By Braden Reddall and Ernest Scheyder
SAN FRANCISCO/CHANDELEUR ISLANDS, Louisiana (Reuters) - The White House is set to step up its legal battle to keep deepwater drilling on hold in the Gulf of Mexico after oil companies persuaded a U.S. judge to overturn a six-month ban.
Interior Secretary Ken Salazar said late on Tuesday he would order a new moratorium "in the coming days" to reinstate a temporary ban aimed at ensuring offshore safety after the worst oil spill in U.S. history struck at a BP operation on April 20.
"We see clear evidence every day, as oil spills from BP's well, of the need for a pause on deepwater drilling," Salazar said in a statement.
Salazar will testify to a Senate subcommittee at 11 a.m. EDT on Wednesday, along with Michael Bromwich, the new head of the Bureau of Ocean Energy.

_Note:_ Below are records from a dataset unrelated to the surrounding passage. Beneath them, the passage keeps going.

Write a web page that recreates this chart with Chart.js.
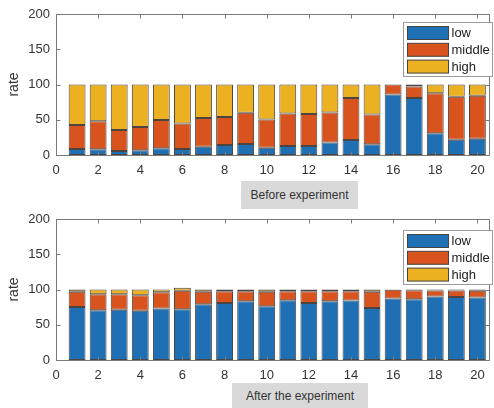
<!DOCTYPE html>
<html>
<head>
<meta charset="utf-8">
<script src="https://cdn.jsdelivr.net/npm/chart.js@4.4.1/dist/chart.umd.min.js"></script>
<style>
	body{margin:0;background:#fff;width:494px;height:408px;overflow:hidden;position:relative;font-family:'Liberation Sans',Arial,sans-serif;}
	canvas{position:absolute;left:0;}
	.etiqueta{position:absolute;background:#d9d9d9;color:#333;font-size:12px;text-align:center;z-index:2;}
</style>
</head>
<body>
<canvas id="grafAntes" style="top:0px"></canvas>
<canvas id="grafDespues" style="top:205px"></canvas>
<div class="etiqueta" style="left:241px;top:181px;width:117px;height:28px;line-height:28px;">Before experiment</div>
<div class="etiqueta" style="left:232px;top:383px;width:136px;height:28px;line-height:26px;">After the experiment</div>

<script>
//	Datos
var Posiciones=[1,2,3,4,5,6,7,8,9,10,11,12,13,14,15,16,17,18,19,20];
var Series=['low','middle','high'];
var TicksX=[0,2,4,6,8,10,12,14,16,18,20];
var TicksY=[0,50,100,150,200];

var AntesBajo=[8.5,8,5.7,6.6,9.4,8.5,11.8,14.2,15.6,10.4,12.7,12.7,17.9,21.2,15.1,85.8,80.7,30.7,21.7,23.1];
var AntesMedio=[34,40,29.7,33,40.1,36.3,40.6,39.6,44.4,40.1,46.3,45.3,42.5,59.5,42.4,14.2,16.5,57,60.8,60.9];
var AntesAlto=[57.5,52,64.6,60.4,50.5,55.2,47.6,46.2,40,49.5,41,42,39.6,19.3,42.5,0,2.8,12.3,17.5,16];

var DespuesBajo=[75.2,70.5,71.4,70,72.9,71.9,79,81,83.3,76.2,84.8,81,83.3,84.3,73.8,87.1,86.2,90,89.5,88.6];
var DespuesMedio=[21.5,22.8,21.9,21.9,23.3,26.2,17.7,16.6,14.3,20.5,12.8,16.6,14.3,13.3,22.9,12.4,12.8,8.6,9.1,9.5];
var DespuesAlto=[3.3,6.7,6.7,8.1,3.8,4.3,3.3,2.4,2.4,3.3,2.4,2.4,2.4,2.4,3.3,0.5,1,1.4,1.4,1.9];

//	Colores estilo matlab
var PaletaColores=['#1f6fb5','#d9531e','#ecb120'];
var ColorEjes='#7a7a7a';

Chart.defaults.font.family="'Liberation Sans', Arial, sans-serif";
Chart.defaults.font.size=13;
Chart.defaults.color='#333';
Chart.defaults.animation=false;

//	Caja de ejes con ticks hacia dentro, y leyenda arriba a la derecha
var pluginCaja={
	id:'caja',
	afterDraw:function(chart,args,opts)
	{
		var ctx=chart.ctx, ca=chart.chartArea;
		var sx=chart.scales.x, sy=chart.scales.y;
		var l=Math.round(ca.left)+0.5, r=Math.round(ca.right)+0.5;
		var t=Math.round(ca.top)+0.5, b=Math.round(ca.bottom)+0.5;
		ctx.save();
		ctx.strokeStyle=ColorEjes;
		ctx.lineWidth=1;
		ctx.beginPath();
		for (var i=0;i<TicksX.length;++i)
		{
			var px=Math.round(sx.getPixelForValue(TicksX[i]))+0.5;
			ctx.moveTo(px,b);ctx.lineTo(px,b-4);
			ctx.moveTo(px,t);ctx.lineTo(px,t+4);
		}
		for (var j=0;j<TicksY.length;++j)
		{
			var py=Math.round(sy.getPixelForValue(TicksY[j]))+0.5;
			ctx.moveTo(l,py);ctx.lineTo(l+4,py);
			ctx.moveTo(r,py);ctx.lineTo(r-4,py);
		}
		//	marco
		ctx.moveTo(l,t);ctx.lineTo(r,t);ctx.lineTo(r,b);ctx.lineTo(l,b);ctx.closePath();
		ctx.stroke();

		//	leyenda
		var x=Math.round(ca.right-opts.dx)+0.5, y=Math.round(ca.top+opts.dy)+0.5;
		var w=89, h=54;
		ctx.fillStyle='#fff';
		ctx.fillRect(x,y,w,h);
		ctx.strokeStyle='#9a9a9a';
		ctx.strokeRect(x,y,w,h);
		ctx.font="13px 'Liberation Sans', Arial, sans-serif";
		ctx.textBaseline='middle';
		var ds=chart.data.datasets;
		for (var k=0;k<ds.length;++k)
		{
			var ry=y+4+k*16.8;
			ctx.fillStyle=ds[k].backgroundColor;
			ctx.fillRect(x+4,ry,41,13);
			ctx.strokeStyle='#444';
			ctx.strokeRect(x+4,ry,41,13);
			ctx.fillStyle='#222';
			ctx.fillText(ds[k].label,x+48,ry+7);
		}
		ctx.restore();
	}
};

//	Prepara un grafico de barras apiladas
function PresentaGrafico(idCanvas,Bajo,Medio,Alto,dyLeyenda)
{
	var valores=[Bajo,Medio,Alto];
	var Datasets=[];
	for (var s=0;s<Series.length;++s)
	{
		var datos=[];
		for (var i=0;i<Posiciones.length;++i)
			datos.push({x:Posiciones[i],y:valores[s][i]});
		Datasets.push({
			label:Series[s],
			data:datos,
			backgroundColor:PaletaColores[s],
			borderColor:'rgba(45,35,30,0.85)',
			borderWidth:1,
			borderSkipped:false,
			categoryPercentage:0.8,
			barPercentage:1
		});
	}

	var cv=document.getElementById(idCanvas);
	cv.width=494; cv.height=180;
	cv.style.width='494px'; cv.style.height='180px';

	return new Chart(cv.getContext('2d'),{
		type:'bar',
		data:{datasets:Datasets},
		plugins:[pluginCaja],
		options:{
			responsive:false,
			devicePixelRatio:1,
			layout:{padding:{top:14,right:5,left:0,bottom:0}},
			plugins:{
				legend:{display:false},
				tooltip:{enabled:false},
				caja:{dx:86,dy:dyLeyenda}
			},
			scales:{
				x:{
					type:'linear',
					stacked:true,
					offset:false,
					min:0,
					max:20.55,
					grid:{display:false,drawTicks:false,offset:false},
					border:{display:false},
					ticks:{stepSize:2,includeBounds:false,padding:8,maxRotation:0,autoSkip:false},
					afterFit:function(scale){scale.height=25;}
				},
				y:{
					stacked:true,
					min:0,
					max:200,
					grid:{display:false,drawTicks:false},
					border:{display:false},
					ticks:{stepSize:50,padding:6},
					title:{display:true,text:'rate',font:{size:14},color:'#333',padding:{top:6,bottom:0}},
					afterFit:function(scale){scale.width=56;}
				}
			}
		}
	});
}

PresentaGrafico('grafAntes',AntesBajo,AntesMedio,AntesAlto,8);
PresentaGrafico('grafDespues',DespuesBajo,DespuesMedio,DespuesAlto,11);
</script>
</body>
</html>
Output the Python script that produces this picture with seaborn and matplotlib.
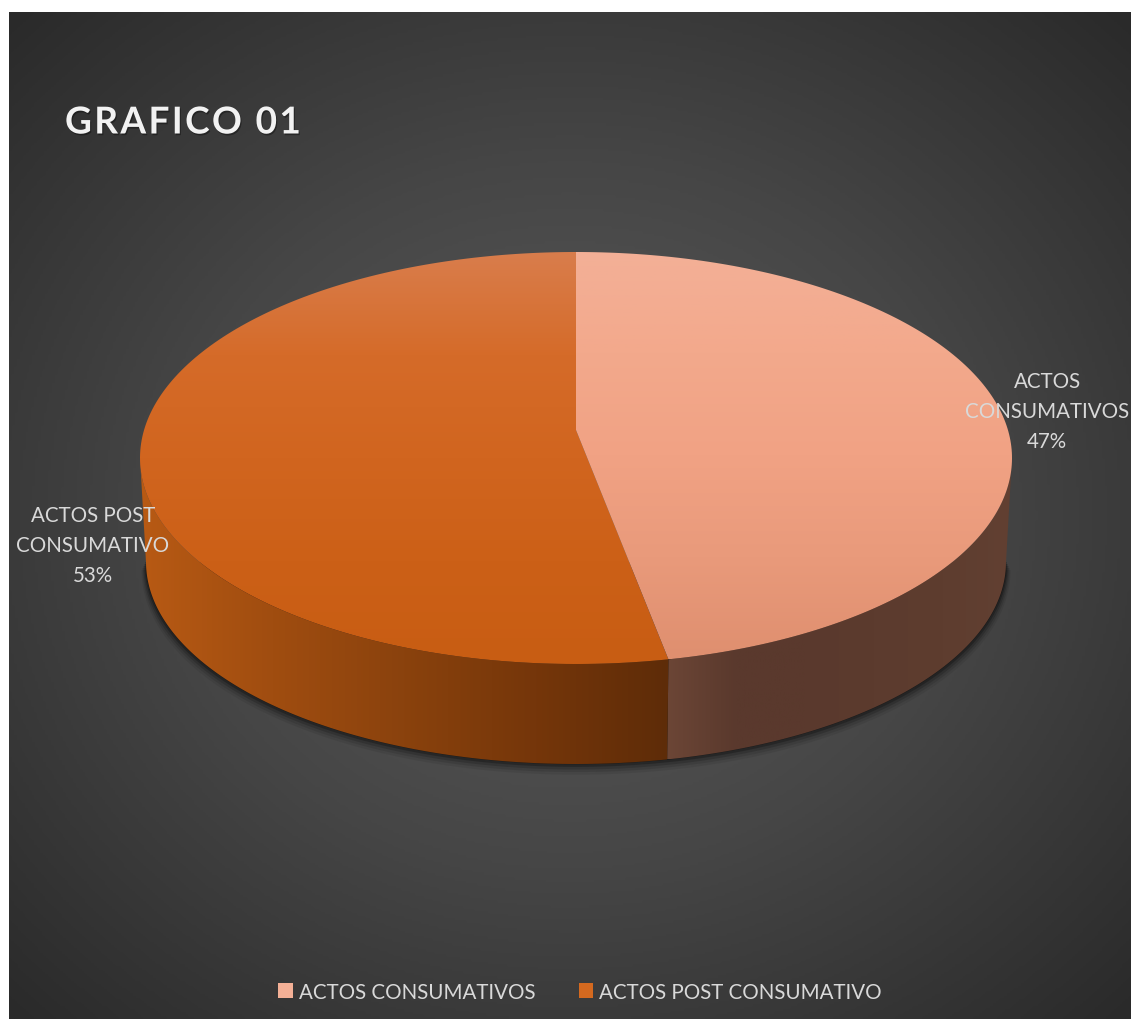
import numpy as np
import matplotlib
matplotlib.use("Agg")
import matplotlib.pyplot as plt
import matplotlib.patheffects as pe
from matplotlib.patches import Patch, Polygon
import seaborn as sns

# Data
categories = ["ACTOS CONSUMATIVOS", "ACTOS POST CONSUMATIVO"]
label_lines = ["ACTOS\nCONSUMATIVOS", "ACTOS POST\nCONSUMATIVO"]
shares = [46.6, 53.4]
title = "GRAFICO 01"

# Pie geometry, in image pixels
CX, CY, RX, RY = 576, 459, 436, 206
APEX_Y = 431
BOT_CY, BOT_RX, BOT_RY = 563, 430, 202

W, H = 1131, 1020

sns.set_theme(style="white")
plt.rcParams["font.family"] = ["Lato", "DejaVu Sans"]

fig = plt.figure(figsize=(W / 100, H / 100), dpi=100, facecolor="white")
ax = fig.add_axes([0, 0, 1, 1])


def arc(t0, t1, cy=CY, rx=RX, ry=RY, n=200):
    # t is measured clockwise from the top of the ellipse
    t = np.linspace(t0, t1, n)
    return np.column_stack([CX + rx * np.sin(t), cy - ry * np.cos(t)])


def fill_gradient(points, colors, horizontal=False, zorder=3):
    cmap = sns.blend_palette(colors, as_cmap=True)
    x0, y0 = points.min(axis=0)
    x1, y1 = points.max(axis=0)
    ramp = np.linspace(0, 1, 256)
    ramp = ramp[None, :] if horizontal else ramp[:, None]
    im = ax.imshow(ramp, cmap=cmap, extent=(x0, x1, y1, y0), origin="upper",
                   aspect="auto", zorder=zorder, vmin=0, vmax=1)
    clip = Polygon(points, closed=True, transform=ax.transData, fc="none", ec="none")
    ax.add_patch(clip)
    im.set_clip_path(clip)


# Background: radial grey gradient
yy, xx = np.mgrid[13:1020:400j, 9:1131:400j]
r = np.hypot((xx - 570) / 563, (yy - 516) / 503) / 1.41
bg_cmap = sns.blend_palette(["#5a5a5a", "#515151", "#464646", "#383838", "#2a2a2a"], as_cmap=True)
ax.imshow(np.clip(r, 0, 1), cmap=bg_cmap, extent=(9, 1131, 1020, 13), origin="upper",
          aspect="auto", zorder=0, vmin=0, vmax=1)

# Split angle from the data
split = 2 * np.pi * shares[0] / sum(shares)

# Soft shadow under the disc
for off, alpha in zip([9, 7, 5, 3, 1], [0.07, 0.1, 0.16, 0.24, 0.35]):
    shadow = arc(np.pi / 2, 3 * np.pi / 2, cy=BOT_CY + off - 1, rx=BOT_RX + off * 0.5, ry=BOT_RY + off * 0.3)
    ax.add_patch(Polygon(shadow, closed=True, fc="black", ec="none", alpha=alpha, zorder=1))

# Side walls
right_wall = np.vstack([arc(np.pi / 2, split), arc(split, np.pi / 2, cy=BOT_CY, rx=BOT_RX, ry=BOT_RY)])
left_wall = np.vstack([arc(split, 3 * np.pi / 2), arc(3 * np.pi / 2, split, cy=BOT_CY, rx=BOT_RX, ry=BOT_RY)])
fill_gradient(right_wall, ["#6c4636", "#5a392d", "#5a392d", "#5c3b2e", "#5e3d2f", "#624032"], horizontal=True)
fill_gradient(left_wall, ["#b85a14", "#a04d10", "#8a420d", "#75360a", "#5e2c08"], horizontal=True)

# Top faces
apex = np.array([[CX, APEX_Y]])
right_top = np.vstack([apex, arc(0, split)])
left_top = np.vstack([apex, arc(split, 2 * np.pi)])
fill_gradient(left_top, ["#d97d4c", "#d56b29", "#d1651f", "#cc6017", "#c85d13"], zorder=4)
fill_gradient(right_top, ["#f3b097", "#f3a98c", "#f1a284", "#e99a7b", "#df8f6f"], zorder=5)

# Data labels
label_style = dict(color="#d9d9d9", fontsize=14.8, ha="center", va="center", linespacing=1.62, zorder=7)
for name, share, (lx, ly) in zip(label_lines, shares, [(1047, 412), (93, 546)]):
    ax.text(lx, ly, f"{name}\n{share:.0f}%", **label_style)

# Title
ax.text(65, 124, "\u200a".join(title), color="#f2f2f2", fontsize=26.7, fontweight="bold",
        ha="left", va="center", zorder=7,
        path_effects=[pe.withSimplePatchShadow(offset=(0.8, -1.2), shadow_rgbFace="black", alpha=0.35)])

# Legend
handles = [Patch(facecolor="#f4b096", edgecolor="none", label=categories[0]),
           Patch(facecolor="#d4691f", edgecolor="none", label=categories[1])]
leg = ax.legend(handles=handles, ncol=2, loc="center", bbox_to_anchor=(580, 993),
                bbox_transform=ax.transData, frameon=False, fontsize=14.8,
                handlelength=0.72, handleheight=0.72, handletextpad=0.3, columnspacing=2.1,
                labelcolor="#d9d9d9")
leg.set_zorder(7)

ax.set_xlim(0, W)
ax.set_ylim(H, 0)
ax.axis("off")

fig.savefig("out.png", dpi=100, facecolor="white")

The bureau is the new name of the Minerals and Management Service, the troubled regulator blamed for failing to police the energy industry adequately. Bromwich, a former Justice Department inspector general, is assigned to overhaul it.
But President Barack Obama, also dealing with his top general in Afghanistan over insulting comments in a magazine article, postponed Wednesday's energy policy meeting with senators which would have covered process for passing energy and climate laws this year.
The two-month old disaster -- which threatens fishing and tourist industries in the Gulf as well as fragile ecosystems -- has shattered investor confidence in BP Plc, the British-based energy giant blamed squarely for the spill.
The price of BP's stock, a stalwart of investment portfolios in Britain and the United States, has been slashed in half since the start of the crisis.
On June 17 the company halted dividend payments, pledged $20 billion to a special fund to pay for the clean-up, and said it would step up asset sales to $10 billion worth over the next 12 months.
BP shares fell to 13-year lows in London on Tuesday amid uncertainty about the company's value as it grapples with the containment, clean-up, lawsuits and mounting costs. On Wednesday at 0945 GMT the company's shares were up 1.14 percent at 337.8 pence.
The entire sector is also under scrutiny "given the new politicization of the oil industry," said Michael Cuggino, chief executive of Pacific Heights Asset Management in San Francisco, which holds BP shares.
"I think we're all trying to find out what the company's worth right now," he said. "It could go lower certainly. It could also bounce back and the fog clears and you begin to have some clarity with respect to what the problem is."
TOP OF OBAMA'S AGENDA
Seeking to restore confidence and rehabilitate BP's image, Managing Director Bob Dudley will take over the day-to-day response to the spill from Chief Executive Tony Hayward, who was criticized for a series of gaffes.
The crisis has thrust its way to the top of Obama's crowded domestic agenda and he has evoked it to rally support for his efforts to craft a clean energy and climate change policy.
The high-stakes legal battle over deepwater drilling began after the BP well ruptured, spewing millions of gallons (liters) of crude into the Gulf of Mexico and killing 11 workers.
Obama imposed the ban while officials checked that other wells were operating safely. But in granting a request by more than a dozen oil services companies for the moratorium to be overturned, the judge challenged its "immense scope."
Figures from the International Energy Agency on Wednesday confirmed its view that by 2015, up to 800,000 barrels of crude or about 0.8 percent of projected global output could be affected by widespread delays, although it said the figure could also be as low as 100,000 barrels.
A new Reuters/Ipsos poll found most Americans still support offshore drilling despite the spill.
SANDBAR BUILDERS
Other skirmishes are taking place over the spill, pitting local against federal officials.
Forty miles off the Louisiana coast, on the north end of the Chandeleur Islands, a sand dredge sat idled late on Tuesday after the U.S. Fish and Wildlife Service ordered operators to stop building new sand barrier islands.
The agency wants local officials to put the dredge farther out but face complaints that will waste time -- a common complaint about the federal response to the effort.
"Adaptive management and common sense are critical to the success of this project if we are going to prevail in protecting our precious marsh," Billy Nungesser, president of Plaquemines Parish, said in a letter to Obama complaining about the delay.